CPHA Canvax

Nova Scotia Health Authority

Project Title: Nova Scotia’s Enhanced Immunization Access Project
Funding Recipient: Nova Scotia Health Authority
Project Contact: Lori McCracken, Health Protection Managers/Project Lead, Public Health, (lori.mccracken@nshealth.ca)
Project Period: February 1, 2019 – March 31, 2021


About the Project

In Nova Scotia, vaccination coverage of children at two years of age are far below the national targets and there are concerns that, among some populations and geographic areas, coverage rates may be even lower.  Further, inconsistencies in reporting may be affecting the quality of vaccination data in the province.  To increase vaccination coverage rates and address gaps in reporting, this project will establish an accurate baseline of coverage rates at age seven. Data will be used to identify populations and geographic areas with low coverage rates and inform interventions designed to address barriers. This project will also partner with interested First Nations communities that have been identified as having vaccination coverages rates below national targets. Through working with these communities, Nova Scotia Health Authority will better understand barriers to immunization and enhance the opportunity for culturally appropriate vaccination services.

Goal

The overall goal of the project is to increase childhood vaccination coverage rates in Nova Scotia.

Objectives

  1. Obtain accurate estimates of immunization coverage rates at 7 years among children in Nova Scotia using an immunization coverage survey methodology.
  2. Identify areas and/or specific populations with low childhood coverage rates and determine whether low coverage is due to lack of access to immunization services or other barriers.
  3. Identify gaps in data by comparing survey coverage rates with Panorama coverage rates.
  4. Increase immunization coverage rates (goal = 95% coverage) among children in NS through targeted public health interventions informed by the survey.  
  5. Work with identified and interested First Nations communities whose immunization coverage rates at age 7 are below the Provincial targeted coverage rate (95%).  

Outcomes

  • Short Term:
    • To have an accurate assessment of immunization coverage at 7 years among children in Nova Scotia.

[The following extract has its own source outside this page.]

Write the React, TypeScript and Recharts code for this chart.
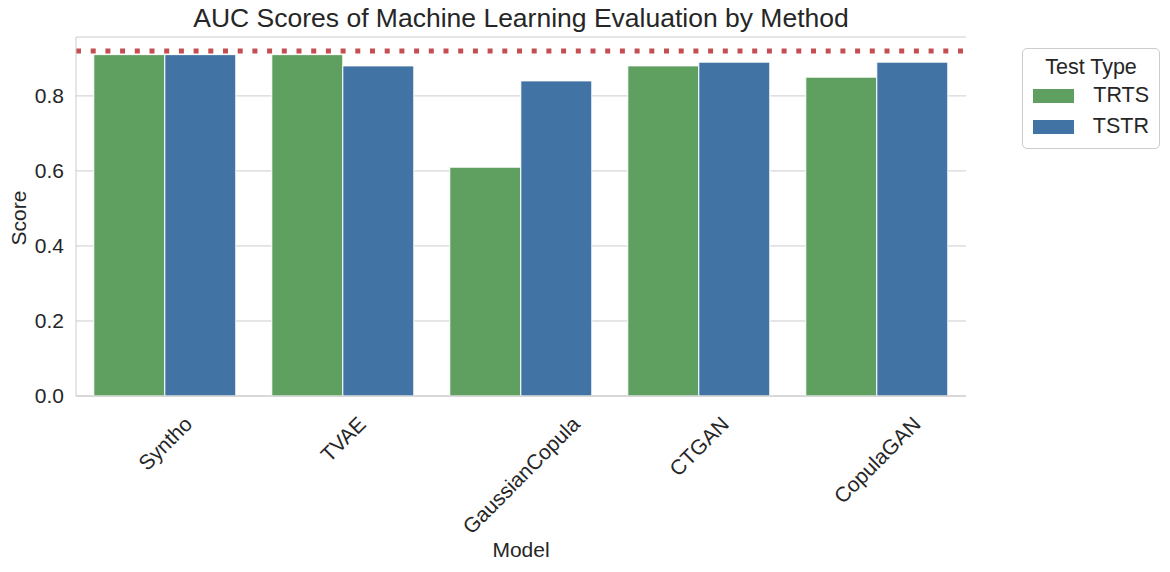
import React from 'react';
import {
  BarChart,
  Bar,
  XAxis,
  YAxis,
  CartesianGrid,
  ReferenceLine,
  Label,
} from 'recharts';

const models = ['Syntho', 'TVAE', 'GaussianCopula', 'CTGAN', 'CopulaGAN'];
const trtsScores = [0.91, 0.91, 0.61, 0.88, 0.85];
const tstrScores = [0.91, 0.88, 0.84, 0.89, 0.89];
const yTicks = [0, 0.2, 0.4, 0.6, 0.8];
const baselineScore = 0.92;

const series = [
  { key: 'TRTS', color: '#5f9f5f' },
  { key: 'TSTR', color: '#4174a4' },
];

const data = models.map((model, i) => ({
  model,
  TRTS: trtsScores[i],
  TSTR: tstrScores[i],
}));

const FONT = '"Liberation Sans", Arial, sans-serif';
const TEXT = '#262626';
const EDGE = '#cccccc';
const TICK_SIZE = 21;

let ctx: CanvasRenderingContext2D | null = null;
const textWidth = (s: string, size: number) => {
  if (!ctx) ctx = document.createElement('canvas').getContext('2d');
  if (!ctx) return s.length * size * 0.55;
  ctx.font = `${size}px ${FONT}`;
  return ctx.measureText(s).width;
};

// matplotlib-style rotated tick: bbox centred on the tick, top just under the axis
const RotatedTick = (props: any) => {
  const { x, y, payload } = props;
  const w = textWidth(payload.value, TICK_SIZE);
  const h = TICK_SIZE * 1.1;
  const cy = y + 14 + ((w + h) * Math.SQRT1_2) / 2;
  return (
    <text
      x={x}
      y={cy}
      textAnchor="middle"
      dominantBaseline="central"
      transform={`rotate(-45 ${x} ${cy})`}
      fontSize={TICK_SIZE}
      fontFamily={FONT}
      fill={TEXT}
    >
      {payload.value}
    </text>
  );
};

const LegendBox = () => (
  <div
    style={{
      position: 'absolute',
      left: 1022,
      top: 48,
      width: 138,
      height: 101,
      border: `1px solid ${EDGE}`,
      borderRadius: 5,
      background: 'white',
      fontFamily: FONT,
      color: TEXT,
      fontSize: 21.5,
      padding: '5px 10px 8px 10px',
      boxSizing: 'border-box',
    }}
  >
    <div style={{ textAlign: 'center', lineHeight: '26px' }}>Test Type</div>
    {series.map((s) => (
      <div
        key={s.key}
        style={{ display: 'flex', alignItems: 'center', height: 31 }}
      >
        <div style={{ width: 42, height: 14, background: s.color }} />
        <span style={{ marginLeft: 19 }}>{s.key}</span>
      </div>
    ))}
  </div>
);

export default function App() {
  return (
    <div
      style={{
        position: 'absolute',
        left: 0,
        top: 0,
        width: 1170,
        height: 572,
        background: 'white',
      }}
    >
      <div
        style={{
          position: 'absolute',
          left: 76,
          width: 890,
          top: 2,
          textAlign: 'center',
          fontFamily: FONT,
          fontSize: 26.5,
          color: TEXT,
          lineHeight: '32px',
        }}
      >
        AUC Scores of Machine Learning Evaluation by Method
      </div>
      <BarChart
        width={1170}
        height={572}
        data={data}
        margin={{ top: 37, right: 204, bottom: 15, left: 16 }}
        barCategoryGap="10%"
        barGap={0}
      >
        <CartesianGrid vertical={false} stroke={EDGE} strokeWidth={1} />
        <XAxis
          dataKey="model"
          height={161}
          interval={0}
          tickLine={false}
          tickSize={0}
          axisLine={{ stroke: EDGE }}
          tick={<RotatedTick />}
        >
          <Label
            value="Model"
            position="insideBottom"
            offset={0}
            fontSize={TICK_SIZE}
            fontFamily={FONT}
            fill={TEXT}
          />
        </XAxis>
        <XAxis
          xAxisId="top"
          dataKey="model"
          orientation="top"
          height={0}
          tick={false}
          tickLine={false}
          axisLine={{ stroke: EDGE }}
        />
        <YAxis
          width={60}
          domain={[0, 0.957]}
          ticks={yTicks}
          tickFormatter={(v: number) => v.toFixed(1)}
          tickLine={false}
          tickSize={0}
          tickMargin={12}
          axisLine={{ stroke: EDGE }}
          tick={{ fontSize: TICK_SIZE, fontFamily: FONT, fill: TEXT }}
          allowDataOverflow
        >
          <Label
            content={() => (
              <text
                x={0}
                y={0}
                transform="translate(26 218) rotate(-90)"
                textAnchor="middle"
                fontSize={TICK_SIZE}
                fontFamily={FONT}
                fill={TEXT}
              >
                Score
              </text>
            )}
          />
        </YAxis>
        <YAxis
          yAxisId="right"
          orientation="right"
          width={0}
          tick={false}
          tickLine={false}
          axisLine={{ stroke: EDGE }}
        />
        {series.map((s) => (
          <Bar
            key={s.key}
            dataKey={s.key}
            name={s.key}
            fill={s.color}
            stroke="#ffffff"
            strokeWidth={1}
            isAnimationActive={false}
          />
        ))}
        <ReferenceLine
          y={baselineScore}
          stroke="#c44e52"
          strokeWidth={5}
          strokeDasharray="5 9.7"
        />
      </BarChart>
      <LegendBox />
    </div>
  );
}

    • To create a detailed understanding of low coverage rates in Nova Scotia and identify precisely where access or lack of awareness to vaccination may be the primary driver.

    • To identify schools with lower immunization coverage rates and explore opportunities to collaborate with local schools to promote immunization.

  • Medium Term:
    • To increase immunizer and partner awareness of low coverage rates in the school-aged population.

    • To create targeted interventions to overcome barriers to childhood immunizations and understand the resources required to support these interventions.

    • To increase the level of knowledge regarding the importance of immunization in the community, specifically parents of school-aged children.

  • Long Term:
    • To increase immunization coverage among children in Nova Scotia.

    • To have a sustainable plan for:
      -    Immunization coverage assessment
      -    Reduce barriers or gaps to immunization services

    • Influence policy making on immunization service delivery and the provincial immunization surveillance framework

The challenge that the project addresses

Using the Public Health immunization information system, an analysis of immunization coverage at two years of age was performed for birth cohorts from 2006 to 2013.  The analysis revealed: low vaccination coverage rates among the two year old population; variations in coverage by health zone; and challenges with missing data, particularly in one zone.  Although the 2015 Childhood National Immunization Survey reported a higher rate of complete vaccination coverage at age two, Nova Scotia is still well below the target of 95% coverage.

Nova Scotia is the only province in Canada that does not have a regular system for assessing childhood coverage rates on a regular basis. This is due to challenges with accurate reporting of information to public health. Nova Scotia is also experiencing an ever-increasing number of citizens who do not have access to a primary care physician (who normally provide routine childhood vaccinations), which places increasing pressure on public health to provide additional vaccination.

Finally, recent work with a First Nations community has highlighted the need for culturally sensitive practice to improve coverage rates in these communities.


About the Nova Scotia Health Authority

Nova Scotia Health Authority (NSHA) provides health services to Nova Scotians and select specialized services to Maritimers and Atlantic Canadians. It operates hospitals, health centres and community-based programs across the province and its team of health professionals includes employees, doctors, researchers, learners and volunteers who provide the health care or services Nova Scotians need.  NSHA works in partnership with universities, colleges, community groups, schools, governments, foundations and auxiliaries and community health boards.

Nova Scotia Health Authority (NSHA) provides sustainable, safe and high-quality health care that is accessible, people-centered, promotes health and wellness and optimizes the health of all Nova Scotians.  Their mission is to achieve excellence in health, healing, and learning.